Taking the abuser's perspective as a survival technique can become so intense that the victim actually develops anger toward those trying to help them. The abuser is already angry and resentful toward anyone who would provide the victim support, typically using multiple methods and manipulations to isolate the victim from others. Any contact the victim has with supportive people in the community is met with accusations, threats, and/or violent outbursts. Victims then turn on their family – fearing family contact will cause additional violence and abuse in the home. At this point, victims curse their parents and friends, tell them not to call and stop interfering, and break off communication with others. Agreeing with the abuser/controller, supportive others are now viewed as "causing trouble" and must be avoided. Many victims threaten their family and friends with restraining orders if they continue to "interfere" or try to help the victim in their situation. On the surface it would appear that they have sided with the abuser/controller. In truth, they are trying to minimize contact situation that might make them a target of additional verbal abuse or intimidation. If a casual phone call from Mom prompts a two-hour temper outburst with threats and accusations – the victim quickly realizes it's safer if Mom stops calling. If simply telling Mom to stop calling doesn't work, for his or her own safety the victim may accuse Mom of attempting to ruin the relationship and demand that she stop calling.

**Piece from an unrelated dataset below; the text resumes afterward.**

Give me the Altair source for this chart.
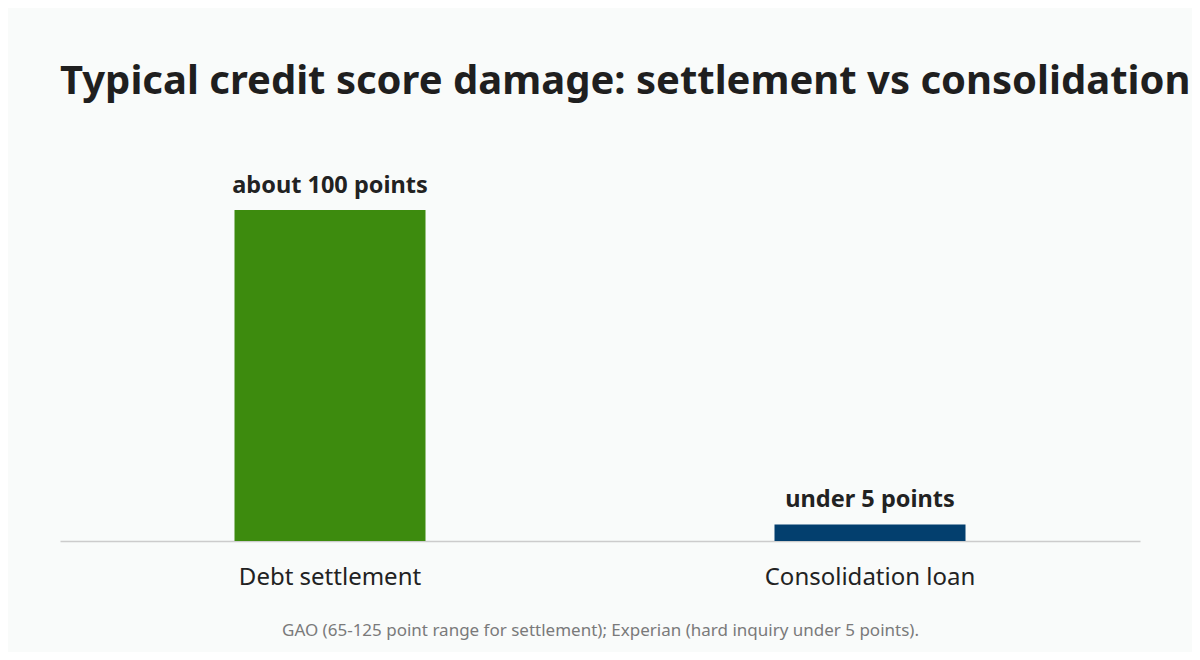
import altair as alt
import pandas as pd

categories = ["Debt settlement", "Consolidation loan"]
values = [100, 5]
labels = ["about 100 points", "under 5 points"]
colors = ["#3d8b0e", "#033f6e"]

df = pd.DataFrame({"cat": categories, "val": values, "label": labels, "color": colors})

FONT = "Noto Sans"

x = alt.X("cat:N", sort=categories,
          axis=alt.Axis(title="GAO (65-125 point range for settlement); Experian (hard inquiry under 5 points).",
                        titleFontSize=17, titleColor="#7a7a7a", titleFontWeight="normal",
                        titlePadding=33, titleFont=FONT,
                        labelFontSize=24, labelColor="#222222", labelFont=FONT, labelPadding=24,
                        labelLimit=600,
                        labelAngle=0, ticks=False, domainColor="#cccccc", domainWidth=1.5))

y = alt.Y("val:Q", scale=alt.Scale(domain=[0, 110]), axis=None)

bars = alt.Chart(df).mark_bar(size=191).encode(
    x=x, y=y, color=alt.Color("color:N", scale=None)
)

text = alt.Chart(df).mark_text(baseline="bottom", dy=-12, fontSize=23.5, fontWeight="bold",
                               font=FONT, color="#222222").encode(
    x=alt.X("cat:N", sort=categories), y=y, text="label:N"
)

chart = alt.layer(bars, text).properties(
    width=1080, height=364,
    padding={"left": 52, "top": 169, "right": 52, "bottom": 111},
    autosize=alt.AutoSizeParams(type="none"),
    background="#f9fbfa",
    title=alt.TitleParams("Typical credit score damage: settlement vs consolidation",
                          anchor="start", frame="group", fontSize=40, fontWeight="bold",
                          font=FONT, color="#1f1f1f", offset=72),
).configure_view(stroke=None)

chart.save("out.html", embed_options={"renderer": "svg", "actions": False})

In severe cases of Stockholm Syndrome in relationships, the victim may have difficulty leaving the abuser and may actually feel the abusive situation is their fault. In law enforcement situations, the victim may actually feel the arrest of their partner for physical abuse or battering is their fault.
In unhealthy relationships and definitely in Stockholm Syndrome there is a daily preoccupation with "trouble". Trouble is any individual, group, situation, comment, casual glance, or cold meal that may produce a temper tantrum or verbal abuse from the controller or abuser. To survive, "trouble" is to be avoided at all costs. The victim must control situations that produce trouble. That may include avoiding family, friends, co-workers, and anyone who may create "trouble" in the abusive relationship. The victim does not hate family and friends; they are only avoiding "trouble"! The victim also cleans the house, calms the children, scans the mail, avoids certain topics, and anticipates every issue of the controller or abuse in an effort to avoid "trouble".
Stockholm Syndrome produces an unhealthy bond with the controller and abuser. It is the reason many victims continue to support an abuser after the relationship is over. It's also the reason they continue to see "the good side" of an abusive individual and appear sympathetic to someone who has mentally and sometimes physically abused them.